With image management, there is increased responsibility as you get older. It becomes more and more difficult, until, like Howard Hughes, you end up hiding away, never to be seen again, for that’s an easier image to manage. But with humility before God, it becomes a lighter and lighter burden. He separates clearly what is yours and what is His, allowing you to focus all your energy on the few things that are yours. He handles sin, guilt, reputation, food, clothing, shelter, job, relationships…and basically everything else. Then whatever is left is yours, and even then He whispers in your ear how to do them! But the price is your image, and the ability to control it. Like Job, you can be used by God to look like a fool, a loser, a sinful man – to prove a heavenly point that you will not be privy to until you get there.
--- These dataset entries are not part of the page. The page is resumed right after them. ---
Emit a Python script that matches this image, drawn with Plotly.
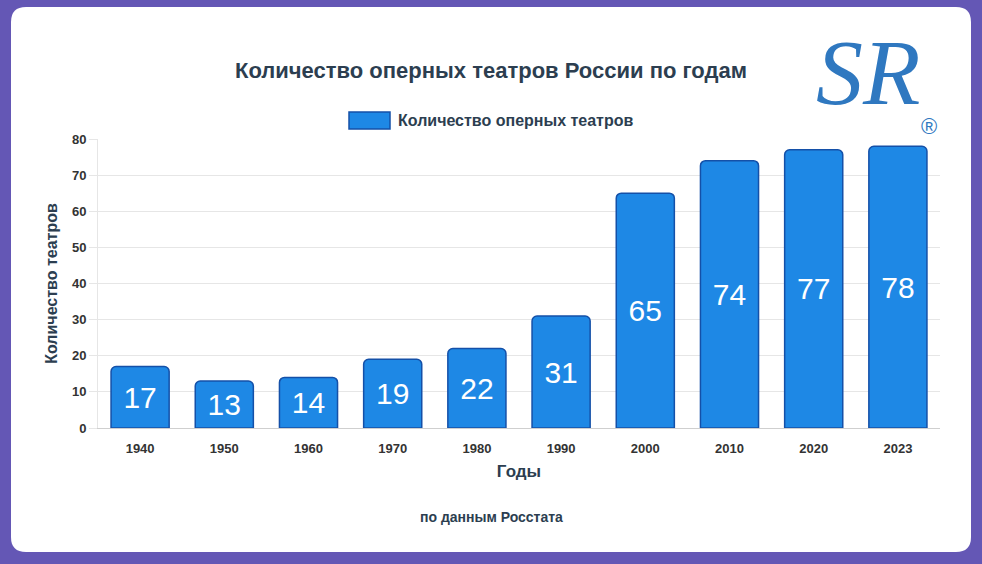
import plotly.graph_objects as go

years = ["1940", "1950", "1960", "1970", "1980", "1990", "2000", "2010", "2020", "2023"]
counts = [17, 13, 14, 19, 22, 31, 65, 74, 77, 78]
series_name = "Количество оперных театров"
title_text = "Количество оперных театров России по годам"
x_title = "Годы"
y_title = "Количество театров"
source_text = "по данным Росстата"
y_ticks = [0, 10, 20, 30, 40, 50, 60, 70, 80]

W, H = 982, 564
L, R, T, B = 98, 42, 139, 136
PW, PH = W - L - R, H - T - B

def px_x(px):
    return (px - L) / PW

def px_y(py):
    return (H - B - py) / PH

FONT = "Liberation Sans, Arial, sans-serif"
TXT = "#2c3e50"
BAR = "#1e88e5"
EDGE = "#1450a8"

fig = go.Figure()
fig.add_trace(go.Bar(
    x=years, y=counts, name=series_name,
    marker=dict(color=BAR, line=dict(color=EDGE, width=1.5), cornerradius=5),
    text=[str(v) for v in counts], textposition="inside", insidetextanchor="middle",
    textfont=dict(size=30, color="white", family=FONT),
    hoverinfo="skip", showlegend=False,
))

# card with rounded corners
x0, x1 = px_x(11), px_x(971)
y0, y1 = px_y(552), px_y(7)
rx, ry = 15 / PW, 15 / PH
path = (f"M {x0+rx},{y1} L {x1-rx},{y1} Q {x1},{y1} {x1},{y1-ry} "
        f"L {x1},{y0+ry} Q {x1},{y0} {x1-rx},{y0} L {x0+rx},{y0} "
        f"Q {x0},{y0} {x0},{y0+ry} L {x0},{y1-ry} Q {x0},{y1} {x0+rx},{y1} Z")
shapes = [dict(type="path", xref="paper", yref="paper", path=path,
               fillcolor="white", line=dict(width=0), layer="below")]
# legend swatch
shapes.append(dict(type="rect", xref="paper", yref="paper",
                   x0=px_x(349), x1=px_x(390), y0=px_y(129), y1=px_y(112),
                   fillcolor=BAR, line=dict(color=EDGE, width=1.5)))

annotations = [
    dict(text=f"<b>{series_name}</b>", xref="paper", yref="paper",
         x=px_x(396), y=px_y(120), xanchor="left", yanchor="middle",
         showarrow=False, font=dict(size=16, color=TXT, family=FONT)),
    dict(text=f"<b>{source_text}</b>", xref="paper", yref="paper",
         x=px_x(491), y=px_y(517), xanchor="center", yanchor="middle",
         showarrow=False, font=dict(size=14, color=TXT, family=FONT)),
    dict(text="<i>SR</i>", xref="paper", yref="paper",
         x=px_x(868), y=px_y(72), xanchor="center", yanchor="middle",
         showarrow=False, font=dict(size=94, color="#2f78c0", family="Liberation Serif, serif")),
    dict(text="®", xref="paper", yref="paper",
         x=px_x(929), y=px_y(126), xanchor="center", yanchor="middle",
         showarrow=False, font=dict(size=22, color="#2f78c0", family=FONT)),
]

fig.update_layout(
    width=W, height=H,
    margin=dict(l=L, r=R, t=T, b=B),
    paper_bgcolor="#6457b5",
    plot_bgcolor="rgba(0,0,0,0)",
    bargap=0.31,
    showlegend=False,
    title=dict(text=f"<b>{title_text}</b>", x=0.5, xref="container", xanchor="center",
               y=1 - 70 / H, yref="container", yanchor="middle",
               font=dict(size=22, color=TXT, family=FONT)),
    shapes=shapes,
    annotations=annotations,
    xaxis=dict(
        title=dict(text=f"<b>{x_title}</b>", font=dict(size=17, color=TXT, family=FONT), standoff=10),
        tickfont=dict(size=13, color="#333", family=FONT), tickprefix="<b>", ticksuffix="</b>",
        showgrid=False, showline=True, linecolor="#cfcfcf", linewidth=1, ticks="",
        ticklabelstandoff=8,
    ),
    yaxis=dict(
        title=dict(text=f"<b>{y_title}</b>", font=dict(size=16, color=TXT, family=FONT), standoff=10),
        range=[0, 80], tickvals=y_ticks, ticktext=[f"<b>{v}</b>" for v in y_ticks],
        tickfont=dict(size=13, color="#333", family=FONT),
        showgrid=True, gridcolor="#e6e6e6", gridwidth=1,
        showline=True, linecolor="#e6e6e6", zeroline=False,
        ticks="outside", ticklen=8, tickcolor="#e6e6e6",
    ),
)

fig.write_html("out.html", config={"displayModeBar": False},
               post_script="document.body.style.margin='0';")
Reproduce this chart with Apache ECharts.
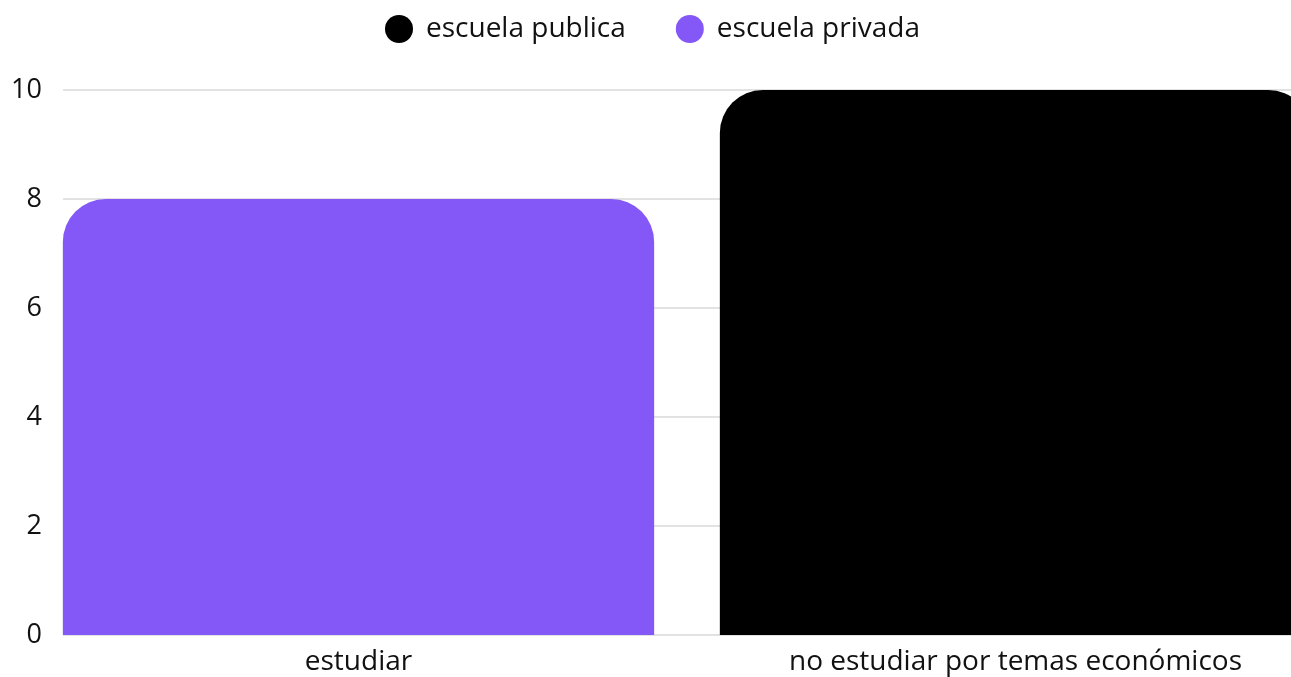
<!DOCTYPE html>
<html>
<head>
<meta charset="utf-8">
<script src="https://cdn.jsdelivr.net/npm/echarts@6/dist/echarts.min.js"></script>
<style>
html,body{margin:0;padding:0;background:#fff;}
#chart{width:1291px;height:677px;}
</style>
</head>
<body>
<div id="chart"></div>
<script>
const categories = ['estudiar', 'no estudiar por temas económicos'];
const seriesNames = ['escuela publica', 'escuela privada'];
const publica = [0, 10];
const privada = [8, 0];
const yTicks = { min: 0, max: 10, interval: 2 };
const colors = { publica: '#000000', privada: '#8458f6' };

const font = 'Open Sans';
const chart = echarts.init(document.getElementById('chart'), null, { renderer: 'canvas' });
chart.setOption({
  animation: false,
  backgroundColor: '#ffffff',
  textStyle: { fontFamily: font },
  legend: {
    data: seriesNames.map(n => ({ name: n, itemStyle: { color: n === seriesNames[0] ? colors.publica : colors.privada } })),
    top: 10,
    left: 380,
    icon: 'circle',
    itemWidth: 28,
    itemHeight: 28,
    itemGap: 50,
    textStyle: { fontFamily: font, fontSize: 28, color: '#111', padding: [0, 0, 0, 8] }
  },
  grid: [
    { left: 30, width: 1314, top: 90, bottom: 42, containLabel: false, outerBoundsMode: 'none' },
    { left: 63, right: 0, top: 90, bottom: 42, containLabel: false, outerBoundsMode: 'none' }
  ],
  xAxis: [
    {
      type: 'category', gridIndex: 0, data: categories,
      axisLine: { show: false }, axisTick: { show: false },
      axisLabel: { fontFamily: font, fontSize: 28, color: '#111', margin: 13 }
    },
    { type: 'value', gridIndex: 1, show: false, min: 0, max: 1 }
  ],
  yAxis: [
    { type: 'value', gridIndex: 0, show: false, min: yTicks.min, max: yTicks.max, interval: yTicks.interval },
    {
      type: 'value', gridIndex: 1, min: yTicks.min, max: yTicks.max, interval: yTicks.interval,
      axisLine: { show: false }, axisTick: { show: false },
      axisLabel: { fontFamily: font, fontSize: 27, color: '#111', margin: 21, padding: [6, 0, 0, 0] },
      splitLine: { lineStyle: { color: '#d9d9d9', width: 1.5 } }
    }
  ],
  series: [
    {
      name: seriesNames[0], type: 'bar', stack: 'total', xAxisIndex: 0, yAxisIndex: 0,
      data: publica, barCategoryGap: '10%',
      itemStyle: { color: colors.publica, borderRadius: [43, 43, 0, 0] }
    },
    {
      name: seriesNames[1], type: 'bar', stack: 'total', xAxisIndex: 0, yAxisIndex: 0,
      data: privada, barCategoryGap: '10%',
      itemStyle: { color: colors.privada, borderRadius: [43, 43, 0, 0] }
    }
  ]
});
</script>
</body>
</html>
If I want to maximize my existence, I have to resist the urge to to defend the appearance of my cocoon, and wait for the butterfly to emerge. That will speak for itself. Ultimately, the life after this one is where the fullness of each one of is is revealed. No more flaws, no more surface images, just perfect designs all declaring how great a designer God really is. In the meantime, I have to take it on the chin when I mess up, when I’m misunderstood, or both. It’s out of my hands – thankfully.


  1. Wow Brad! I really liked and agreed with everything you said here. Especially the last paragraph. I have to remind myself of this every single day….fighting this fight as well.

    Thank you for posting this!

    Melissa Sones

  2. I hear that..

  3. refreshing. encouraging. both of which i needed today. thanks.